**What to do**
Using the entries shown below, output the line containing "Clone this diagram in TikZ.", the line containing "(bebanA) -- (recordA);", and every line between them, exactly. Pictures are omitted.

[BEGIN Data records]

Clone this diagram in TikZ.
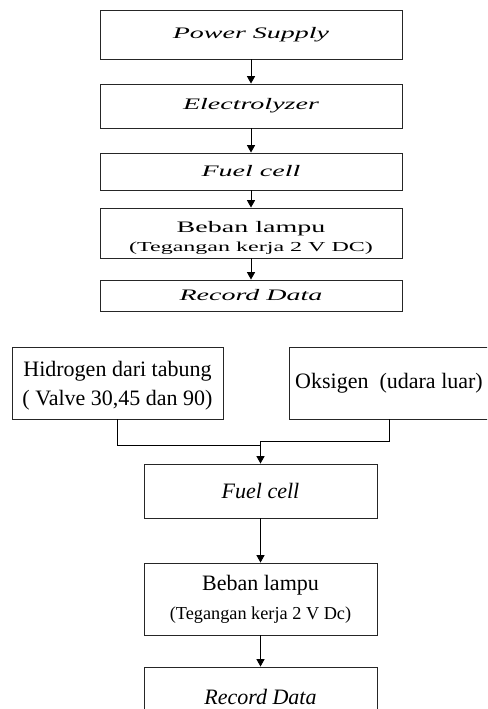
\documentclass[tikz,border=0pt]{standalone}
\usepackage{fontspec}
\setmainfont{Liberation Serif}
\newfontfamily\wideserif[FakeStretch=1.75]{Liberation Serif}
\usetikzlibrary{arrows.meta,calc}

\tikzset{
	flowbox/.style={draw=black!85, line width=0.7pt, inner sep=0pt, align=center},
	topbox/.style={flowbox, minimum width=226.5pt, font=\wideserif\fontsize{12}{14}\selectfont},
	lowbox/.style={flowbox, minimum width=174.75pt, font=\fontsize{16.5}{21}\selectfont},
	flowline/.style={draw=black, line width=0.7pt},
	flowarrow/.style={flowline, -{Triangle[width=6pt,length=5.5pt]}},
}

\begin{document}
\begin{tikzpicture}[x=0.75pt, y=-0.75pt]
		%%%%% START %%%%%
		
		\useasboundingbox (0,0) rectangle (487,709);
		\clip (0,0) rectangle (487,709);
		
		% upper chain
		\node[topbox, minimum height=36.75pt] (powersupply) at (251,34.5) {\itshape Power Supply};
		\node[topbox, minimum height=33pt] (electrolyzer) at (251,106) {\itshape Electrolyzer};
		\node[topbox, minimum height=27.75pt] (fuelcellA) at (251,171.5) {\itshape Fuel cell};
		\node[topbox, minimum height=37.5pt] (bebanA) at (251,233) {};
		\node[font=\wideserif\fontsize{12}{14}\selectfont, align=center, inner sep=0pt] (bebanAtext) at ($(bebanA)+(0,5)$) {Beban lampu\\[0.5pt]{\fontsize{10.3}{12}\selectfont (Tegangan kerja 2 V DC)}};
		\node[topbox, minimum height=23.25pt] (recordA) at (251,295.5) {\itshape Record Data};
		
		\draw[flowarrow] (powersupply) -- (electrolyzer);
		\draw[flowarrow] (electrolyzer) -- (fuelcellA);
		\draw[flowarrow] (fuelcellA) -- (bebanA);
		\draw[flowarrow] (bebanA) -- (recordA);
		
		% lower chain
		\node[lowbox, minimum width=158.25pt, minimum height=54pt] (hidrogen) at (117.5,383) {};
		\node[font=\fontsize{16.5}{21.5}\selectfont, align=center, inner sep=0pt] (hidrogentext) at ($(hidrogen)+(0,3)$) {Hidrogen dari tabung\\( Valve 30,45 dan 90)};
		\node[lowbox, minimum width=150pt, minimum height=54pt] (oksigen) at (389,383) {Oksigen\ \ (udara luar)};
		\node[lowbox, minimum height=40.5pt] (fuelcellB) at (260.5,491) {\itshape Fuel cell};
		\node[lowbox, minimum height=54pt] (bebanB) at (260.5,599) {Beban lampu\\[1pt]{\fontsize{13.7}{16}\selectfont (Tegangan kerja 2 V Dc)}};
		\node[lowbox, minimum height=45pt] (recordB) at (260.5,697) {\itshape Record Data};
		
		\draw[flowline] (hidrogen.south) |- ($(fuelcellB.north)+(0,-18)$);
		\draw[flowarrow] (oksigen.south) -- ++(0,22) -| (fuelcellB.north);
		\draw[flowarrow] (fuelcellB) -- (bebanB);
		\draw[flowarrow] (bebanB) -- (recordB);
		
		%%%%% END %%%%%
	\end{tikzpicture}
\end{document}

[END Data records]
[BEGIN Data records]

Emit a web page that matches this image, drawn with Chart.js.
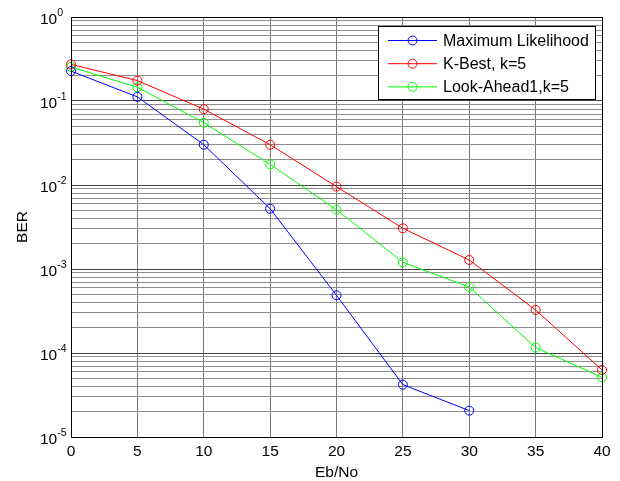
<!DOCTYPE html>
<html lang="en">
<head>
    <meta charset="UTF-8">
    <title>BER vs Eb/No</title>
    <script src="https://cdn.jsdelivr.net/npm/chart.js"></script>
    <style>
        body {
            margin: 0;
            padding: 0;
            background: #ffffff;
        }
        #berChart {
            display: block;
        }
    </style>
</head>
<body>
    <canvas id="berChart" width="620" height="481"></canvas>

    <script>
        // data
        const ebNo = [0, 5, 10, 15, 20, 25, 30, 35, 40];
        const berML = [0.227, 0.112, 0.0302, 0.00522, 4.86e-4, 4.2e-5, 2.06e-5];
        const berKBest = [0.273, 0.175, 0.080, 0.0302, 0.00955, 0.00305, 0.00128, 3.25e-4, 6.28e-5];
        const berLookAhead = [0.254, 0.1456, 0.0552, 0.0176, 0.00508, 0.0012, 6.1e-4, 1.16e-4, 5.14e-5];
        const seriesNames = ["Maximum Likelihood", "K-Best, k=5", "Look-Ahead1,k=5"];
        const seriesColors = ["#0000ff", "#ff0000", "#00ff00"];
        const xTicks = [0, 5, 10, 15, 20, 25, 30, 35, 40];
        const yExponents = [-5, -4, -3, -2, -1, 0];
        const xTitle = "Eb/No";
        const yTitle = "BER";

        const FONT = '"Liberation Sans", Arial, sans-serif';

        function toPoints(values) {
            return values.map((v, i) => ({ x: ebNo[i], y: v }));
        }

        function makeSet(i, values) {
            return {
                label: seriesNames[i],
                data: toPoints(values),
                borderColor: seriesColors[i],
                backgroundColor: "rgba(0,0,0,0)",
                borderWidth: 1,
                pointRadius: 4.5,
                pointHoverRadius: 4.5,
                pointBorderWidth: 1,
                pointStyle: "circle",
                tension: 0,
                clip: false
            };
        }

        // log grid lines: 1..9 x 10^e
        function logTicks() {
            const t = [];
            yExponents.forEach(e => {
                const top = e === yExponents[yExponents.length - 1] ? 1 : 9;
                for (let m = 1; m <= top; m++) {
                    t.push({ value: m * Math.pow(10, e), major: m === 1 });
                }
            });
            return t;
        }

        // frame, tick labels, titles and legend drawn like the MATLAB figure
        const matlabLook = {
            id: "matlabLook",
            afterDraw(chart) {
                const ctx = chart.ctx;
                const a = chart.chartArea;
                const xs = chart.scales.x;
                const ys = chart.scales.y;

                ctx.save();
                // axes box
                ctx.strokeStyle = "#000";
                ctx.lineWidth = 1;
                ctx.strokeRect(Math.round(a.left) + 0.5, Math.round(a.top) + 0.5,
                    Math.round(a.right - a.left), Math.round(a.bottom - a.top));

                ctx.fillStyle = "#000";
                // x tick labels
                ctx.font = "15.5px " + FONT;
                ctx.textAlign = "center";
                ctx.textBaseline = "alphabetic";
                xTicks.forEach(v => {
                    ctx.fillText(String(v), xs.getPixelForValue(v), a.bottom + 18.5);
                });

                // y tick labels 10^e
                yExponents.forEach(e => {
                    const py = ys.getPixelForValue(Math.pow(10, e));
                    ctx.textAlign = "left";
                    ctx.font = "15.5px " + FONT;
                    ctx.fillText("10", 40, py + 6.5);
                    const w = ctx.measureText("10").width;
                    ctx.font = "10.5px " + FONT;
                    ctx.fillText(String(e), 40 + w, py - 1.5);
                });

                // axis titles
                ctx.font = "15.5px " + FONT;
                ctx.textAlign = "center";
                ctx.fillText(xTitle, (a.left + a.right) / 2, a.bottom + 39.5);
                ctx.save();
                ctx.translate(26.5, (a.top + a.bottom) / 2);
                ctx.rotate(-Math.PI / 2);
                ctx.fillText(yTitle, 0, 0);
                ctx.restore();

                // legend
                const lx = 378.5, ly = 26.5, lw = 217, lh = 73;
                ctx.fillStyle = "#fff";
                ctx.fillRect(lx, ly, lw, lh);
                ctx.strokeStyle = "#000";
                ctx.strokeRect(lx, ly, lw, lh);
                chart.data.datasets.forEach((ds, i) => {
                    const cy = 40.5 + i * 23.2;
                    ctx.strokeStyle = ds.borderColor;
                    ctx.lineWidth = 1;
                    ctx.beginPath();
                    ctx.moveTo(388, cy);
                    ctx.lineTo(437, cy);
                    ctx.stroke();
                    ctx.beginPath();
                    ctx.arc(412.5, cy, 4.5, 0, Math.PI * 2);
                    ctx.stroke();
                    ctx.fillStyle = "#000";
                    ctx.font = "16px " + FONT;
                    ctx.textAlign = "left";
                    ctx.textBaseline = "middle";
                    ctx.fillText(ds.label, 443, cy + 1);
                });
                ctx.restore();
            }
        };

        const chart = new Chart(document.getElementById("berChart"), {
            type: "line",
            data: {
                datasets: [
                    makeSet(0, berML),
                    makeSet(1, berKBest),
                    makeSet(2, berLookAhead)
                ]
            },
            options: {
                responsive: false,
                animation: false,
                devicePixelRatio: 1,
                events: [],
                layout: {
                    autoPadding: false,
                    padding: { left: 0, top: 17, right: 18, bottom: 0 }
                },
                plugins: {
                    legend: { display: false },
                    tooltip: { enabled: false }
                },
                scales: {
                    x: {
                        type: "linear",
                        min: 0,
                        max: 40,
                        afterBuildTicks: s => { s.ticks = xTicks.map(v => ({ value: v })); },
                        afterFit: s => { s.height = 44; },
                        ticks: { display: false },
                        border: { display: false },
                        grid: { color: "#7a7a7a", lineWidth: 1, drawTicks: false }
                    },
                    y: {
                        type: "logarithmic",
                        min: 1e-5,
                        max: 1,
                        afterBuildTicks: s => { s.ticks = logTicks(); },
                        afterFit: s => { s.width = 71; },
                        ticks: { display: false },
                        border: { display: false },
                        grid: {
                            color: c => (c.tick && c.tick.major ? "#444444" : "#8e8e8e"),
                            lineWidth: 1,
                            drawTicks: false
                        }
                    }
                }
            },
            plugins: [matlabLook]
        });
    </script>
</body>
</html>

[END Data records]
[BEGIN Data records]

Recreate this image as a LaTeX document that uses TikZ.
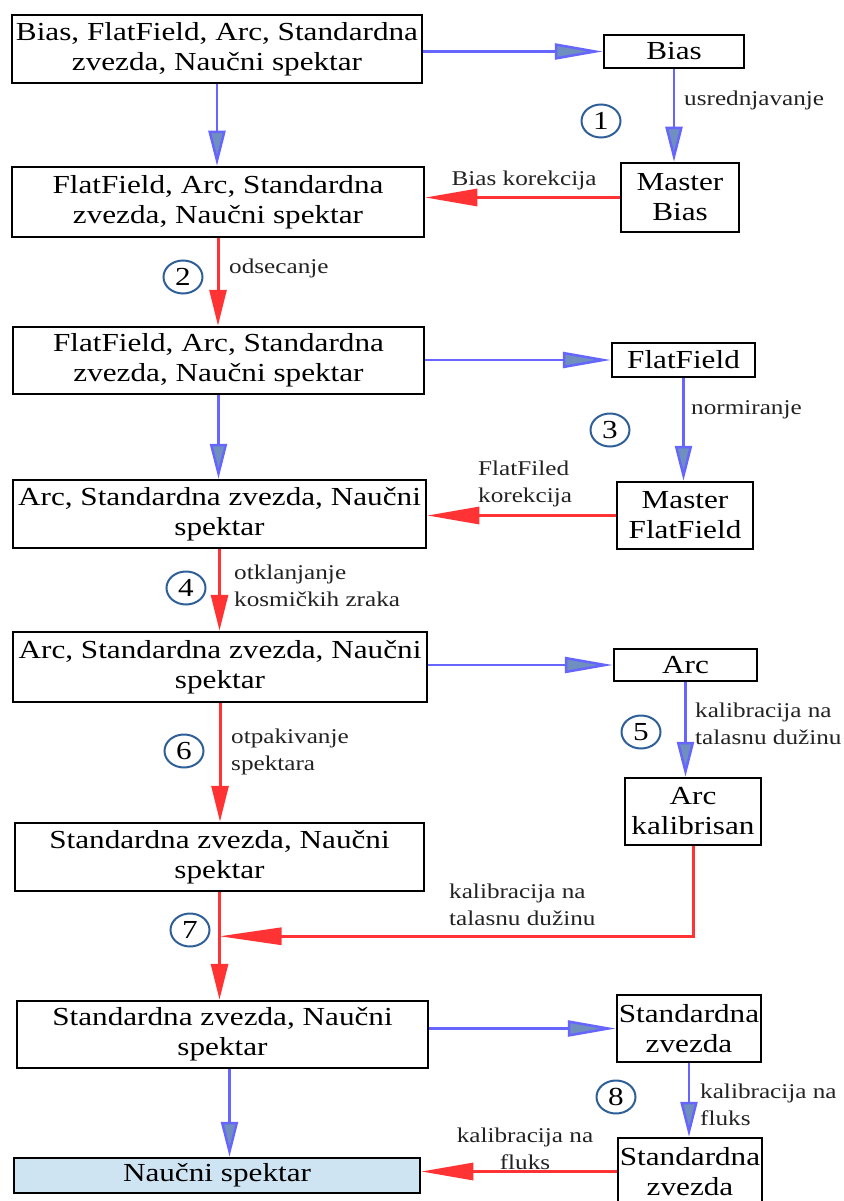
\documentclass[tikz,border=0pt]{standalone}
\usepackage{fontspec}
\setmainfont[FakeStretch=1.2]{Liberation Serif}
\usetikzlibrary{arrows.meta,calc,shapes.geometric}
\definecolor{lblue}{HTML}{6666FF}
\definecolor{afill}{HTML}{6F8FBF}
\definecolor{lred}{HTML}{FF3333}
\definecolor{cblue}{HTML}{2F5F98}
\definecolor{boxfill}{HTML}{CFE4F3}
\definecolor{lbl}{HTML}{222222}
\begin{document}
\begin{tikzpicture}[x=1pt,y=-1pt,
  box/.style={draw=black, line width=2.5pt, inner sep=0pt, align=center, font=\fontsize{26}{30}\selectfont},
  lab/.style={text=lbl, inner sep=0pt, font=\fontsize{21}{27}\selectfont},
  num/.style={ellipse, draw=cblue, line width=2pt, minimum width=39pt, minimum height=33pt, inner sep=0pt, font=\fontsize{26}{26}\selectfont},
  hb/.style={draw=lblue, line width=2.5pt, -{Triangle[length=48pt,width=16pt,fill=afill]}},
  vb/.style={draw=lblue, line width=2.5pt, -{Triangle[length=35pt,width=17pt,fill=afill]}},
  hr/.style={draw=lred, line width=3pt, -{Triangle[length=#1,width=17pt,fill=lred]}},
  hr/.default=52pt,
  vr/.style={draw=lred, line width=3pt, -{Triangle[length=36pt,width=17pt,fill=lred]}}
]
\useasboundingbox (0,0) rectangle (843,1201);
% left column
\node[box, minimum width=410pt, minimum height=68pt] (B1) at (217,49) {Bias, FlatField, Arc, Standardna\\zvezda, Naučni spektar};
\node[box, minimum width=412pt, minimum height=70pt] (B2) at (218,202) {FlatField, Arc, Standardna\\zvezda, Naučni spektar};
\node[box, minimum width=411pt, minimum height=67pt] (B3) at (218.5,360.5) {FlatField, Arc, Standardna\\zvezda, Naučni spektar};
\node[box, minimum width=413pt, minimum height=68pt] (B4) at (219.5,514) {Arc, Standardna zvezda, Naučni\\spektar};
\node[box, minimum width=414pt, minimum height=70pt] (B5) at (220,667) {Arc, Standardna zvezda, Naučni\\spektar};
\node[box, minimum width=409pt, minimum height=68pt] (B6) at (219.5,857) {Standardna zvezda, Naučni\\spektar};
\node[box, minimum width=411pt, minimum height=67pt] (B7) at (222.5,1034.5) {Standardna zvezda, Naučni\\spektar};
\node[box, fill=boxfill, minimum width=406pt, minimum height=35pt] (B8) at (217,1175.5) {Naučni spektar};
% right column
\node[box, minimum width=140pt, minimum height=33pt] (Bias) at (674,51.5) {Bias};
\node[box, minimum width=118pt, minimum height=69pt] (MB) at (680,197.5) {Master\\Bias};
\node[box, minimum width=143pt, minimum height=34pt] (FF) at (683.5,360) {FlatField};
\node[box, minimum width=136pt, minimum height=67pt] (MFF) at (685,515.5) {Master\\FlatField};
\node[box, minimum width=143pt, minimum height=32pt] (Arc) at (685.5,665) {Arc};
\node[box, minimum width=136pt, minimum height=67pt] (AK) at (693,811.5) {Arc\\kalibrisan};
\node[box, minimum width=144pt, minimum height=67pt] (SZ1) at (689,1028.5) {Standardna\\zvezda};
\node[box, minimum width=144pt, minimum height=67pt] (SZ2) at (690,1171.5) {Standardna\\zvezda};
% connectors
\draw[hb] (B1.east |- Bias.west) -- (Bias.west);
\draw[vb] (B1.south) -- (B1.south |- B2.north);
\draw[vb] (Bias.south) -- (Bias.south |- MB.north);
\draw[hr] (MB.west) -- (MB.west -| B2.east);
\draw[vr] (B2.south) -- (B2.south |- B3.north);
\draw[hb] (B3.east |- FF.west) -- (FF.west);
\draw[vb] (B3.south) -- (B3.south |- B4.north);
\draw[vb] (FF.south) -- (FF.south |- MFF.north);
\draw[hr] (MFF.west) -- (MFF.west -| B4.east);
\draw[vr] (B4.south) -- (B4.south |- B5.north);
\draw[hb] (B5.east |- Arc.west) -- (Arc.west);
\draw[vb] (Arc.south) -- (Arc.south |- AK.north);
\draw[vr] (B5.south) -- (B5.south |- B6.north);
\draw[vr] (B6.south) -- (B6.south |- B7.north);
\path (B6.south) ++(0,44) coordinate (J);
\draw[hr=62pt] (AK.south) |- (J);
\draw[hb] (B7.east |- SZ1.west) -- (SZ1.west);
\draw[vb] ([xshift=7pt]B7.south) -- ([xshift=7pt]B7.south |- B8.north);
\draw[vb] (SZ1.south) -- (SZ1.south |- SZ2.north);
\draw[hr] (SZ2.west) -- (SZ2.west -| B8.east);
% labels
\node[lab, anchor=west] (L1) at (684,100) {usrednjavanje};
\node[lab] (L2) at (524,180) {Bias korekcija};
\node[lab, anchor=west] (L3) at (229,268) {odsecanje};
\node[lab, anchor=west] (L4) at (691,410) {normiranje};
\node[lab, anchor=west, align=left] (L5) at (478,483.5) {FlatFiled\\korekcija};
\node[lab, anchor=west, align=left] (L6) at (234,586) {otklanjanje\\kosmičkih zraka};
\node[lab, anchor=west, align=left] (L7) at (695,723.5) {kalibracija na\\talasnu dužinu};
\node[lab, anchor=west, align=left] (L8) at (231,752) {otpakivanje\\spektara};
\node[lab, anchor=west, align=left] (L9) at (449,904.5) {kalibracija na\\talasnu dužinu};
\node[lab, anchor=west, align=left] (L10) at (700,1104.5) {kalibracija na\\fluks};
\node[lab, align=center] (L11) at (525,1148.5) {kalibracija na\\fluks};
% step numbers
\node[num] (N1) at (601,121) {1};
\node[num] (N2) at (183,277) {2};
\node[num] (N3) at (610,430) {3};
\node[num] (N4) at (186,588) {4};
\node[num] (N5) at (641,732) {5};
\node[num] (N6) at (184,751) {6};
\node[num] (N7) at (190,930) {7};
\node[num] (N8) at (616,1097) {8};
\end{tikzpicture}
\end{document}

[END Data records]

**Exercise solution**
Clone this diagram in TikZ.
\documentclass[tikz,border=0pt]{standalone}
\usepackage{fontspec}
\setmainfont{Liberation Serif}
\newfontfamily\wideserif[FakeStretch=1.75]{Liberation Serif}
\usetikzlibrary{arrows.meta,calc}

\tikzset{
	flowbox/.style={draw=black!85, line width=0.7pt, inner sep=0pt, align=center},
	topbox/.style={flowbox, minimum width=226.5pt, font=\wideserif\fontsize{12}{14}\selectfont},
	lowbox/.style={flowbox, minimum width=174.75pt, font=\fontsize{16.5}{21}\selectfont},
	flowline/.style={draw=black, line width=0.7pt},
	flowarrow/.style={flowline, -{Triangle[width=6pt,length=5.5pt]}},
}

\begin{document}
\begin{tikzpicture}[x=0.75pt, y=-0.75pt]
		%%%%% START %%%%%
		
		\useasboundingbox (0,0) rectangle (487,709);
		\clip (0,0) rectangle (487,709);
		
		% upper chain
		\node[topbox, minimum height=36.75pt] (powersupply) at (251,34.5) {\itshape Power Supply};
		\node[topbox, minimum height=33pt] (electrolyzer) at (251,106) {\itshape Electrolyzer};
		\node[topbox, minimum height=27.75pt] (fuelcellA) at (251,171.5) {\itshape Fuel cell};
		\node[topbox, minimum height=37.5pt] (bebanA) at (251,233) {};
		\node[font=\wideserif\fontsize{12}{14}\selectfont, align=center, inner sep=0pt] (bebanAtext) at ($(bebanA)+(0,5)$) {Beban lampu\\[0.5pt]{\fontsize{10.3}{12}\selectfont (Tegangan kerja 2 V DC)}};
		\node[topbox, minimum height=23.25pt] (recordA) at (251,295.5) {\itshape Record Data};
		
		\draw[flowarrow] (powersupply) -- (electrolyzer);
		\draw[flowarrow] (electrolyzer) -- (fuelcellA);
		\draw[flowarrow] (fuelcellA) -- (bebanA);
		\draw[flowarrow] (bebanA) -- (recordA);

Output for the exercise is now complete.